# Returning a random subset with length k of N strings while only storing at most k of them

Here's the problem. I've written a program that reads strings from stdin, and returns a random subset of those strings. The only other argument provided to the program is the length of the subset, $k$. The subset must contain exactly $k$ strings selected uniformly at random from the entire input set.

It's easy to do this if every single string is stored in memory. (Memory proportional to N). The question is how to only store at most $k$ strings, and still ensure that the output is perfectly random.

I've tried to work it out with the following base case. Say $k = 1$.

> Subset 1
A
B
C


A will always be added, since the queue contains less than k items. If I only operate on what I know, which is the current number of items in the queue, the required length $k$, and the encountered strings $n$. So I've tried doing this: ($k$ - items in queue)/$n$.

Using that, the probability of A being replaced by B is $1/2$. Then the probability of B being replaced by C will be $1/3$. The problem there is that there's no way of reducing the probability of A being replaced before I've seen all of the strings.

I'm sure this question must have a clever answer. The problem of writing this Subset program to use memory $<= k$ is a bonus question on an Algs course I'm taking, and I really hope they wouldn't ask something unanswerable.

• I seem to remember that this is not possible. To clarify: do you want $k$ i.i.d. uniform draws from the whole set, or one $k$-subset uniformly drawn from all $k$-subsets? – Raphael Jul 1 '14 at 6:29
• @Raphael I'm going to say the former, but I can't see how the latter differs. Every single element in the whole set should have an equal probability of being selected for the subset. – Marty Jul 1 '14 at 19:38
• Consider the set $\{a,b,c,d\}$, $k=2$ and a probability distribution with $p_{a,b} = p_{b,c} = p_{c,d} = p_{a,d} = 1/4$. Note that every element has the same odds of being drawn -- $1/2$ -- but there are pairs with probability zero, e.g. $(b,d)$, that is we don't have a uniform distribution over all $2$-subsets. See my answer here (the wrong part) for a similar fallacy. – Raphael Jul 1 '14 at 21:40

Use reservoir sampling. This is a good description in Wikipedia, or in Knuth.

Let's start with the simple case, where $k=1$. You always have one string in memory. When you read the first string, you store it in memory. Each time you read a new string, you replace it with the one in memory with probability $1/i$, if this is the $i$th string you've read so far. At the end, output whatever is stored in memory. The end result is that each string in the input is equally likely to be output. See also Choosing an element from a set satisfying a predicate uniformly at random in $O(1)$ space for description of this approach (thank you, Juho!).

This extends to arbitrary $k$. See Wikipedia's description for details.
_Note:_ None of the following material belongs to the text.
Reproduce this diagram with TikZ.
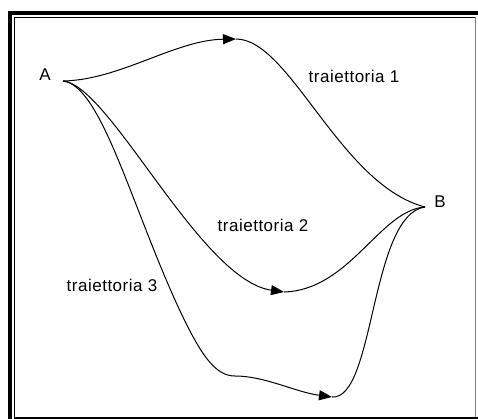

• This question is relevant too. – Juho Jul 1 '14 at 7:55
• @Juho, thank you! Good find. I've updated my answer to link to that question. – D.W. Jul 1 '14 at 16:35

This problem is covered in The Art of Computer Programming. I can't recall exactly where, but the algorithm is pretty easy to understand when you know the trick.

Let $l$ be the number of lines read so far. At each stage, you read the next line from stdin. Choose $r$ to be a random integer uniformly chosen from the range $[1,l+1]$. If $r \le k$, then discard line number $r$ from the collection that you've kept, and replace it with the line you just read. Otherwise, drop the line.

The pseudocode looks something like this:

for i := 1 to k
read a line from stdin into L[i]
end for

l := k
while there are more lines left
read a line from stdin into x
r := random(1, l+1)
if r <= k then
L[r] := x
end if
l := l + 1
end while


Of course, in a robust implementation, you should deal with the case that there are fewer lines than $k$, and so on.

Proof of correctness is left as an exercise.